» **Supplied data**:
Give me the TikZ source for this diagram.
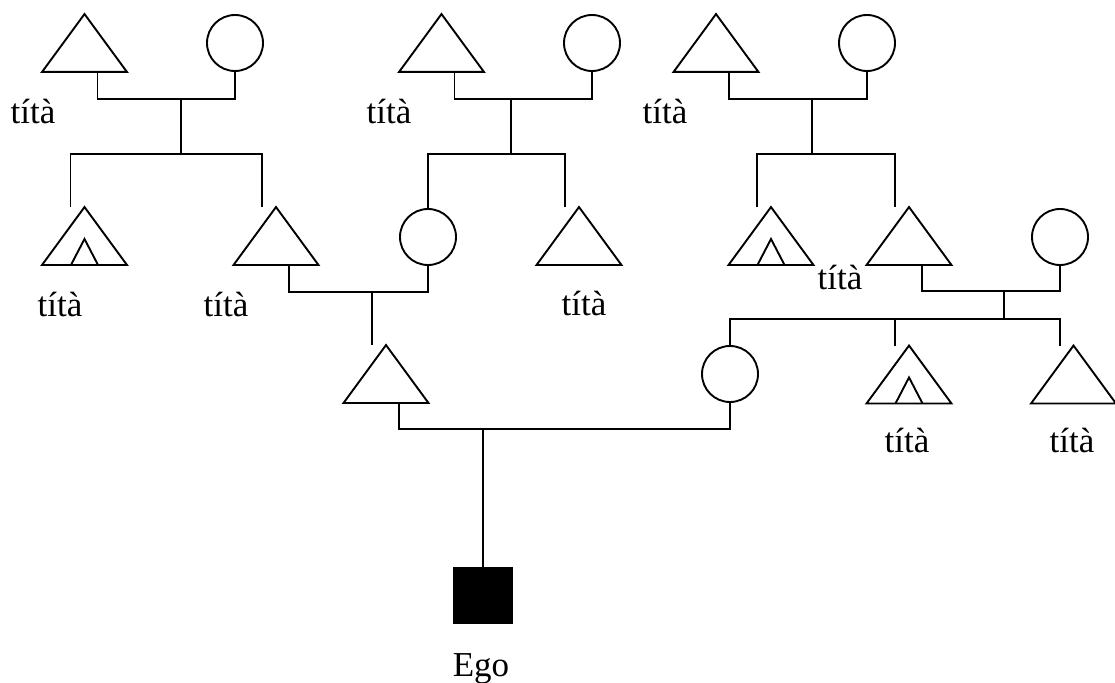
\documentclass[tikz,border=0pt]{standalone}
\usepackage{fontspec}
\setmainfont{Liberation Serif}
\begin{document}
\begin{tikzpicture}[x=1pt,y=-1pt,line width=1.9pt,
  male/.style={rectangle,draw=none,minimum width=83pt,minimum height=56pt,inner sep=0pt},
  female/.style={circle,draw,minimum size=56pt,inner sep=0pt},
  ego/.style={rectangle,draw,fill=black,minimum width=58pt,minimum height=56pt,inner sep=0pt},
  lbl/.style={anchor=base,inner sep=0pt,font=\fontsize{35}{40}\selectfont}]
\useasboundingbox (0,0) rectangle (1115,682);

% first generation
\node[male]   (A1) at (84.5,43) {};
\node[female] (B1) at (235,43) {};
\node[male]   (A2) at (441.5,43) {};
\node[female] (B2) at (592,43) {};
\node[male]   (A3) at (716,43) {};
\node[female] (B3) at (867,43) {};

% second generation
\node[male]   (C1) at (84.5,236) {};
\node[male]   (C2) at (276,236) {};
\node[female] (C3) at (428,237) {};
\node[male]   (C4) at (579,236) {};
\node[male]   (C5) at (771,236) {};
\node[male]   (C6) at (909,236) {};
\node[female] (C7) at (1060,237) {};

% third generation
\node[male]   (D1) at (386,374) {};
\node[female] (D2) at (730,374) {};
\node[male]   (D3) at (909,374.5) {};
\node[male]   (D4) at (1073.5,374.5) {};

% ego
\node[ego] (E) at (483,595.5) {};

% triangle outlines for the male nodes
\foreach \n in {A1,A2,A3,C1,C2,C4,C5,C6,D1,D3,D4}
  \draw[line join=miter] (\n.south west) -- (\n.north) -- (\n.south east) -- cycle;

% small inner triangles
\foreach \n in {C1,C5,D3}
  \draw[line join=miter] ([xshift=-13.5pt]\n.south) -- ([yshift=26pt]\n.south) -- ([xshift=13.5pt]\n.south);

% junction points
\coordinate (m1) at (181,99);   \coordinate (s1) at (181,154);
\coordinate (m2) at (511,99);   \coordinate (s2) at (511,154);
\coordinate (m3) at (812,99);   \coordinate (s3) at (812,154);
\coordinate (m4) at (372,292);
\coordinate (m5) at (1004,291); \coordinate (s5) at (1004,319);
\coordinate (m6) at (483,429);

% marriages
\draw ([xshift=13pt]A1.south) |- (m1) -| (B1.south);
\draw ([xshift=13pt]A2.south) |- (m2) -| (B2.south);
\draw ([xshift=13pt]A3.south) |- (m3) -| (B3.south);
\draw ([xshift=13pt]C2.south) |- (m4) -| (C3.south);
\draw ([xshift=13pt]C6.south) |- (m5) -| (C7.south);
\draw ([xshift=13pt]D1.south) |- (m6) -| (D2.south);

% descent and sibling bars
\draw (m1) -- (s1);
\draw ([xshift=-14pt]C1.north) |- (s1) -| ([xshift=-14pt]C2.north);
\draw (m2) -- (s2);
\draw (C3.north) |- (s2) -| ([xshift=-14pt]C4.north);
\draw (m3) -- (s3);
\draw ([xshift=-14pt]C5.north) |- (s3) -| ([xshift=-14pt]C6.north);
\draw (m4) -- ([xshift=-14pt]D1.north);
\draw (m5) -- (s5);
\draw (D2.north) |- (s5) -| ([xshift=-13.5pt]D4.north);
\draw ([xshift=-14pt]D3.north) -- ([xshift=-14pt]D3.north |- s5);
\draw (m6) -- (E.north);

% labels
\node[lbl] (t1) at (33,123) {títà};
\node[lbl] (t2) at (389,123) {títà};
\node[lbl] (t3) at (665,123) {títà};
\node[lbl] (t4) at (60,316) {títà};
\node[lbl] (t5) at (226,316) {títà};
\node[lbl] (t6) at (584,315) {títà};
\node[lbl] (t7) at (840,289) {títà};
\node[lbl] (t8) at (907,452) {títà};
\node[lbl] (t9) at (1072,452) {títà};
\node[lbl] (te) at (481,676) {Ego};
\end{tikzpicture}
\end{document}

» **Required task**: Begin at the top of the material above and output each line exactly, stopping after the line that holds "(E) at (483,595.5)". Leave out pictures.

» **Result**:
Give me the TikZ source for this diagram.
\documentclass[tikz,border=0pt]{standalone}
\usepackage{fontspec}
\setmainfont{Liberation Serif}
\begin{document}
\begin{tikzpicture}[x=1pt,y=-1pt,line width=1.9pt,
  male/.style={rectangle,draw=none,minimum width=83pt,minimum height=56pt,inner sep=0pt},
  female/.style={circle,draw,minimum size=56pt,inner sep=0pt},
  ego/.style={rectangle,draw,fill=black,minimum width=58pt,minimum height=56pt,inner sep=0pt},
  lbl/.style={anchor=base,inner sep=0pt,font=\fontsize{35}{40}\selectfont}]
\useasboundingbox (0,0) rectangle (1115,682);

% first generation
\node[male]   (A1) at (84.5,43) {};
\node[female] (B1) at (235,43) {};
\node[male]   (A2) at (441.5,43) {};
\node[female] (B2) at (592,43) {};
\node[male]   (A3) at (716,43) {};
\node[female] (B3) at (867,43) {};

% second generation
\node[male]   (C1) at (84.5,236) {};
\node[male]   (C2) at (276,236) {};
\node[female] (C3) at (428,237) {};
\node[male]   (C4) at (579,236) {};
\node[male]   (C5) at (771,236) {};
\node[male]   (C6) at (909,236) {};
\node[female] (C7) at (1060,237) {};

% third generation
\node[male]   (D1) at (386,374) {};
\node[female] (D2) at (730,374) {};
\node[male]   (D3) at (909,374.5) {};
\node[male]   (D4) at (1073.5,374.5) {};

% ego
\node[ego] (E) at (483,595.5) {};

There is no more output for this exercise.